L'Union démocratique affirme également vouloir renforcer ses liens avec les Etats-Unis, liens distendus sous le gouvernement sortant en raison du refus de Zagreb de signer les accords prévoyant la non extradition des ressortissants américains qui pourraient être inculpés par la Cour pénale internationale. Ivo Sanader a déclaré « comprendre la demande américaine » et s'est dit prêt à revoir ce qui avait été négocié par le gouvernement d'Ivica Racan. Le leader du HDZ n'a pas encore décidé de la formation de sa future coalition gouvernementale mais a estimé au lendemain des élections que la formation d'extrême droite, le Parti du droit (HSP), « avait une mauvaise image » et laissé entendre qu'il préfèrerait obtenir le soutien du Parti paysan (HSS), formation membre de l'actuelle coalition. Le Parti du droit (HSP), qui a doublé son nombre de députés au Sabor, passant de quatre à huit, a également tenté ces dernières années d'améliorer son image. La formation, dirigée par Anto Djapic, dit avoir renoncé à son idéologie ultranationaliste proche de celle du régime des oustachis, alliés des nazis durant la deuxième guerre mondiale, et se veut dorénavant un parti pro Européen. Le HSP est toutefois farouchement hostile à toute coopération avec le Tribunal pénal international.

Ivo Sanader devra composer non seulement avec l'opposition mais également avec plusieurs de ses alliés, le Parti du droit, mais aussi les Croates de Bosnie, soit 350 000 personnes, dont la grande majorité (98% selon les enquêtes d'opinion réalisées) souhaitent le rattachement d'une partie de l'Herzégovine (dont la ville de Mostar, toujours divisée huit ans après la fin de la guerre qui opposa les communautés serbe et croate des deux rives de la Neretva) à la Croatie et qui pourrait tenter de peser sur la politique régionale du futur gouvernement. Le HDZ a fait durant sa campagne de nombreuses promesses : baisses d'impôt, créations d'emploi ou encore allocations pour les anciens combattants, les mères au foyer et les retraités. La coalition gouvernementale sortante emmenée par le Parti social-démocrate (SDP) d'Ivica Racan a payé le prix des réformes qu'il a mis en œuvre pour rattraper le retard pris par la Croatie au niveau européen. Pour la population, ces réformes sont responsables de la montée du chômage (18,3% de la population active) et ont entraîné la perte de nombreux avantages sociaux sans parvenir à améliorer le niveau de vie des Croates ni à ramener la prospérité dans le pays.

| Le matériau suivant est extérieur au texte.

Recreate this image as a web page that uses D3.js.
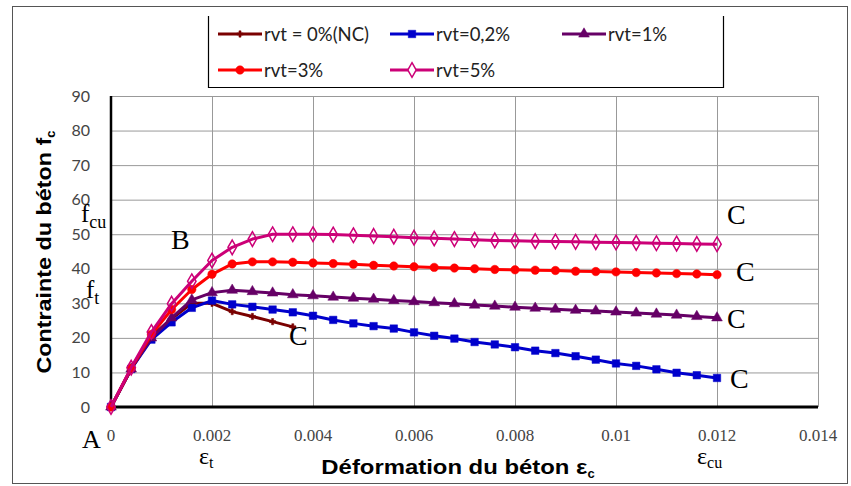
<!DOCTYPE html>
<html>
<head>
<meta charset="utf-8">
<script src="https://cdn.jsdelivr.net/npm/d3@7"></script>
<style>
  html, body { margin: 0; padding: 0; background: #fff; }
  svg { display: block; }
</style>
</head>
<body>
<svg id="chart" width="851" height="486"></svg>
<script>
// Strain values (step 0.0004)
const strain = [0, 0.0004, 0.0008, 0.0012, 0.0016, 0.002, 0.0024, 0.0028, 0.0032, 0.0036,
  0.004, 0.0044, 0.0048, 0.0052, 0.0056, 0.006, 0.0064, 0.0068, 0.0072, 0.0076,
  0.008, 0.0084, 0.0088, 0.0092, 0.0096, 0.01, 0.0104, 0.0108, 0.0112, 0.0116, 0.012];

// Stress (MPa) for each fibre ratio
const stressNC = [0, 11, 20.5, 25.5, 30.0, 30.0, 27.6, 26.2, 24.7, 23.2];
const stress02 = [0, 11, 19.5, 24.5, 28.7, 30.8, 29.7, 29.0, 28.2, 27.4,
  26.4, 25.2, 24.2, 23.4, 22.7, 21.6, 20.6, 19.8, 18.8, 18.1,
  17.3, 16.3, 15.6, 14.7, 13.7, 12.6, 11.9, 10.9, 9.9, 9.2, 8.4];
const stress1 = [0, 11, 20, 25.8, 31.0, 33.1, 33.8, 33.4, 33.0, 32.5,
  32.2, 31.8, 31.5, 31.2, 30.8, 30.5, 30.2, 29.9, 29.5, 29.2,
  28.9, 28.6, 28.3, 28.0, 27.8, 27.5, 27.2, 26.9, 26.6, 26.2, 25.8];
const stress3 = [0, 11.2, 21, 28.2, 34.0, 38.4, 41.4, 42.0, 42.0, 41.9,
  41.7, 41.5, 41.3, 41.0, 40.8, 40.6, 40.4, 40.2, 40.0, 39.8,
  39.7, 39.6, 39.5, 39.3, 39.2, 39.1, 38.9, 38.8, 38.6, 38.5, 38.3];
const stress5 = [0, 11.4, 21.7, 29.9, 36.4, 42.4, 46.2, 48.6, 50.0, 50.0,
  50.0, 49.9, 49.7, 49.5, 49.3, 49.0, 48.8, 48.6, 48.4, 48.2,
  48.1, 48.0, 47.9, 47.8, 47.7, 47.6, 47.5, 47.4, 47.3, 47.2, 47.1];

const seriesNames = ["rvt = 0%(NC)", "rvt=0,2%", "rvt=1%", "rvt=3%", "rvt=5%"];
const seriesColors = ["#7a0000", "#0000cc", "#660066", "#ff0000", "#cc0077"];
const seriesMarkers = ["cross", "square", "triangle", "circle", "diamond"];
const seriesValues = [stressNC, stress02, stress1, stress3, stress5];

const xTicks = [0, 0.002, 0.004, 0.006, 0.008, 0.01, 0.012, 0.014];
const xTickLabels = ["0", "0.002", "0.004", "0.006", "0.008", "0.01", "0.012", "0.014"];
const yTicks = [0, 10, 20, 30, 40, 50, 60, 70, 80, 90];

const svg = d3.select("#chart");

// Outer frame
svg.append("rect").attr("x", 12.5).attr("y", 6.5).attr("width", 835).attr("height", 477)
  .attr("fill", "none").attr("stroke", "#555").attr("stroke-width", 1);

const x = d3.scaleLinear().domain([0, 0.014]).range([111, 818]);
const y = d3.scaleLinear().domain([0, 90]).range([407, 96]);

// Gridlines
const grid = svg.append("g");
grid.append("g").attr("transform", `translate(0,${y(0)})`)
  .call(d3.axisBottom(x).tickValues(xTicks.slice(1)).tickSize(-(y(0) - y(90))).tickFormat(""))
  .call(g => g.select(".domain").remove())
  .call(g => g.selectAll("line").attr("stroke", "#999").attr("stroke-width", 1));
grid.append("g").attr("transform", `translate(${x(0)},0)`)
  .call(d3.axisLeft(y).tickValues(yTicks.slice(1)).tickSize(-(x(0.014) - x(0))).tickFormat(""))
  .call(g => g.select(".domain").remove())
  .call(g => g.selectAll("line").attr("stroke", "#999").attr("stroke-width", 1));

// Axis lines
svg.append("line").attr("x1", x(0)).attr("x2", x(0)).attr("y1", y(90)).attr("y2", y(0) + 1)
  .attr("stroke", "#000").attr("stroke-width", 2.5);
svg.append("line").attr("x1", x(0) - 1).attr("x2", x(0.014)).attr("y1", y(0)).attr("y2", y(0))
  .attr("stroke", "#000").attr("stroke-width", 3);

// Tick labels
svg.append("g").selectAll("text").data(yTicks).join("text")
  .attr("x", 90).attr("y", d => y(d) + 5.5)
  .attr("text-anchor", "end")
  .attr("font-family", "Lato, 'Liberation Sans', sans-serif")
  .attr("font-size", 16).attr("fill", "#444")
  .text(d => d);
svg.append("g").selectAll("text").data(xTicks).join("text")
  .attr("x", d => x(d)).attr("y", 441)
  .attr("text-anchor", "middle")
  .attr("font-family", "'Liberation Serif', serif")
  .attr("font-size", 17).attr("fill", "#444")
  .text((d, i) => xTickLabels[i]);

// Axis titles
const yTitle = svg.append("text")
  .attr("transform", "translate(51,252) rotate(-90)")
  .attr("text-anchor", "middle")
  .attr("font-family", "'Liberation Sans', Arial, sans-serif")
  .attr("font-weight", "bold").attr("font-size", 20).attr("fill", "#000");
yTitle.append("tspan").attr("textLength", 236).attr("lengthAdjust", "spacingAndGlyphs")
  .text("Contrainte du béton f");
yTitle.append("tspan").attr("font-size", 13).attr("dy", 4).text("c");

const xTitle = svg.append("text")
  .attr("x", 458).attr("y", 474)
  .attr("text-anchor", "middle")
  .attr("font-family", "'Liberation Sans', Arial, sans-serif")
  .attr("font-weight", "bold").attr("font-size", 20).attr("fill", "#000");
xTitle.append("tspan").attr("textLength", 266).attr("lengthAdjust", "spacingAndGlyphs")
  .text("Déformation du béton ε");
xTitle.append("tspan").attr("font-size", 13).attr("dy", 4).text("c");

// Markers
function markerPath(type, size) {
  const map = {
    cross: d3.symbolCross, square: d3.symbolSquare, triangle: d3.symbolTriangle,
    circle: d3.symbolCircle, diamond: d3.symbolDiamond
  };
  return d3.symbol(map[type], size)();
}
const markerSize = { cross: 22, square: 56, triangle: 50, circle: 56, diamond: 62 };

const line = d3.line().x(d => x(d[0])).y(d => y(d[1]));

seriesValues.forEach((vals, i) => {
  const pts = vals.map((v, k) => [strain[k], v]);
  const g = svg.append("g");
  g.append("path").datum(pts).attr("d", line)
    .attr("fill", "none").attr("stroke", seriesColors[i]).attr("stroke-width", 3)
    .attr("stroke-linejoin", "round");
  const hollow = seriesMarkers[i] === "diamond";
  g.selectAll("path.m").data(pts).join("path").attr("class", "m")
    .attr("transform", d => `translate(${x(d[0])},${y(d[1])})`)
    .attr("d", markerPath(seriesMarkers[i], markerSize[seriesMarkers[i]]))
    .attr("fill", hollow ? "none" : seriesColors[i])
    .attr("stroke", seriesColors[i]).attr("stroke-width", hollow ? 1.5 : 0.5);
});

// Legend
const legendPos = [[218, 34], [390, 34], [562, 34], [218, 70], [390, 70]];
svg.append("path").attr("d", "M208.5,16V87.5H723.5V16")
  .attr("fill", "none").attr("stroke", "#000").attr("stroke-width", 1.2);
seriesNames.forEach((name, i) => {
  const [lx, ly] = legendPos[i];
  const g = svg.append("g");
  g.append("line").attr("x1", lx).attr("x2", lx + 44).attr("y1", ly).attr("y2", ly)
    .attr("stroke", seriesColors[i]).attr("stroke-width", 3);
  const hollow = seriesMarkers[i] === "diamond";
  g.append("path").attr("transform", `translate(${lx + 22},${ly})`)
    .attr("d", markerPath(seriesMarkers[i], markerSize[seriesMarkers[i]]))
    .attr("fill", hollow ? "#fff" : seriesColors[i])
    .attr("stroke", seriesColors[i]).attr("stroke-width", hollow ? 1.5 : 0.5);
  g.append("text").attr("x", lx + 46).attr("y", ly + 6.5)
    .attr("font-family", "Lato, 'Liberation Sans', sans-serif")
    .attr("font-size", 18.5).attr("fill", "#222").text(name);
});

// Curve annotations
const serif = "'Liberation Serif', 'Times New Roman', serif";
function note(xp, yp, main, sub, size, subSize, dy) {
  const t = svg.append("text").attr("x", xp).attr("y", yp)
    .attr("font-family", serif).attr("font-size", size).attr("fill", "#000");
  t.append("tspan").text(main);
  if (sub) t.append("tspan").attr("font-size", subSize).attr("dy", dy).text(sub);
}
note(82, 448, "A", null, 26);
note(171, 249, "B", null, 28);
note(81, 222, "f", "cu", 25, 18, 6);
note(86, 298, "f", "t", 25, 18, 6);
note(289, 345, "C", null, 28);
note(727, 224, "C", null, 28);
note(736, 281, "C", null, 28);
note(727, 328, "C", null, 28);
note(730, 388, "C", null, 28);
note(199, 464, "ε", "t", 24, 16, 4);
note(697, 464, "ε", "cu", 24, 16, 4);
</script>
</body>
</html>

La Croatie possède une importante dette extérieure frôlant les dix-neuf milliards d'euros et représentant 70% de son PIB. Le gouvernement sortant peut pourtant s'enorgueillir d'être parvenu à sortir la Croatie de l'isolement international où elle se trouvait encore il y a quatre ans et d'avoir engagé de façon irréversible le pays sur la voie de l'intégration européenne, souhaitée par 80% de la population.

Le nouveau Parlement doit se réunir dans les vingt jours qui suivront la publication officielle des résultats des élections. A la suite de la formation du nouveau Sabor, le Président de la République Stepjan Mesic désignera un Premier ministre qui disposera de trente jours pour former un gouvernement. « Le HDZ a certainement changé son image. L'avenir nous dira s'il a aussi effectivement changé de politique » a déclaré l'analyste politique Andjelko Milardovic. La composition du futur gouvernement et la politique menée par Ivo Sanader attesteront de la réalité de la rupture de l'Union démocratique avec son passé « nationaliste ».